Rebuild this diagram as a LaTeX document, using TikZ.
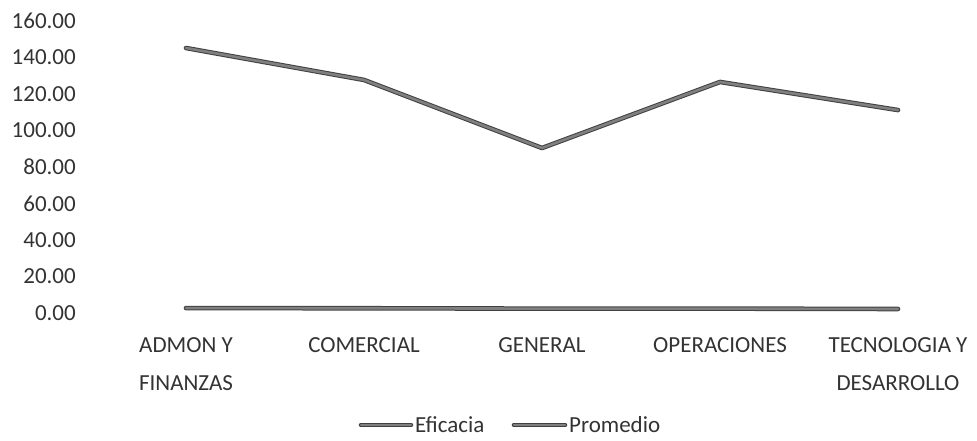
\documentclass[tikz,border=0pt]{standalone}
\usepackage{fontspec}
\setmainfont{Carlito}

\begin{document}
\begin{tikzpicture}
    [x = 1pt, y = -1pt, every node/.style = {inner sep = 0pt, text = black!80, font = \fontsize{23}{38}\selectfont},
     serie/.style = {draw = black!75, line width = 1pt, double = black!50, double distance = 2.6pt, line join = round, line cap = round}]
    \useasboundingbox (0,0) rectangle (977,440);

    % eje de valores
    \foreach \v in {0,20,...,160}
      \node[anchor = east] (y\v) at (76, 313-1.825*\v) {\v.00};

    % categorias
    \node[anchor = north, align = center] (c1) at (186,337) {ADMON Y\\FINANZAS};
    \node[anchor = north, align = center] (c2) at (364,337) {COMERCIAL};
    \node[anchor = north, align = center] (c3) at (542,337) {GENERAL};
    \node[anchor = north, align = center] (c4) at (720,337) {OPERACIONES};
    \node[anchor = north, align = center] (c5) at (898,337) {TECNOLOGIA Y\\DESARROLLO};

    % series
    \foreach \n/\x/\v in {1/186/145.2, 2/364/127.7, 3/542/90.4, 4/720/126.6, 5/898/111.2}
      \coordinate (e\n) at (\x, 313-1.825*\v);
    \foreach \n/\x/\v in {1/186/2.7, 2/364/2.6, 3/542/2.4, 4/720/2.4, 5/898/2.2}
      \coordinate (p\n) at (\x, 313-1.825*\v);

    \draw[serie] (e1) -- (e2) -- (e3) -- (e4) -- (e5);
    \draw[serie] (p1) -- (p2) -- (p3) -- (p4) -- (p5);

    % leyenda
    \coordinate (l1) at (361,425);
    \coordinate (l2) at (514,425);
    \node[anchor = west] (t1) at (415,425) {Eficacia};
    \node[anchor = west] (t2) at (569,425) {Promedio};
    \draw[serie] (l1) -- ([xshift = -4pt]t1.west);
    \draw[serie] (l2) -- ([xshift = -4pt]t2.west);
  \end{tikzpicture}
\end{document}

**EXERCISE AIM**
Print the complete listing exactly, apart from any pictures.

**RESULT FOR THIS TASK**
Rebuild this diagram as a LaTeX document, using TikZ.
\documentclass[tikz,border=0pt]{standalone}
\usepackage{fontspec}
\setmainfont{Carlito}

\begin{document}
\begin{tikzpicture}
    [x = 1pt, y = -1pt, every node/.style = {inner sep = 0pt, text = black!80, font = \fontsize{23}{38}\selectfont},
     serie/.style = {draw = black!75, line width = 1pt, double = black!50, double distance = 2.6pt, line join = round, line cap = round}]
    \useasboundingbox (0,0) rectangle (977,440);

    % eje de valores
    \foreach \v in {0,20,...,160}
      \node[anchor = east] (y\v) at (76, 313-1.825*\v) {\v.00};

    % categorias
    \node[anchor = north, align = center] (c1) at (186,337) {ADMON Y\\FINANZAS};
    \node[anchor = north, align = center] (c2) at (364,337) {COMERCIAL};
    \node[anchor = north, align = center] (c3) at (542,337) {GENERAL};
    \node[anchor = north, align = center] (c4) at (720,337) {OPERACIONES};
    \node[anchor = north, align = center] (c5) at (898,337) {TECNOLOGIA Y\\DESARROLLO};

    % series
    \foreach \n/\x/\v in {1/186/145.2, 2/364/127.7, 3/542/90.4, 4/720/126.6, 5/898/111.2}
      \coordinate (e\n) at (\x, 313-1.825*\v);
    \foreach \n/\x/\v in {1/186/2.7, 2/364/2.6, 3/542/2.4, 4/720/2.4, 5/898/2.2}
      \coordinate (p\n) at (\x, 313-1.825*\v);

    \draw[serie] (e1) -- (e2) -- (e3) -- (e4) -- (e5);
    \draw[serie] (p1) -- (p2) -- (p3) -- (p4) -- (p5);

    % leyenda
    \coordinate (l1) at (361,425);
    \coordinate (l2) at (514,425);
    \node[anchor = west] (t1) at (415,425) {Eficacia};
    \node[anchor = west] (t2) at (569,425) {Promedio};
    \draw[serie] (l1) -- ([xshift = -4pt]t1.west);
    \draw[serie] (l2) -- ([xshift = -4pt]t2.west);
  \end{tikzpicture}
\end{document}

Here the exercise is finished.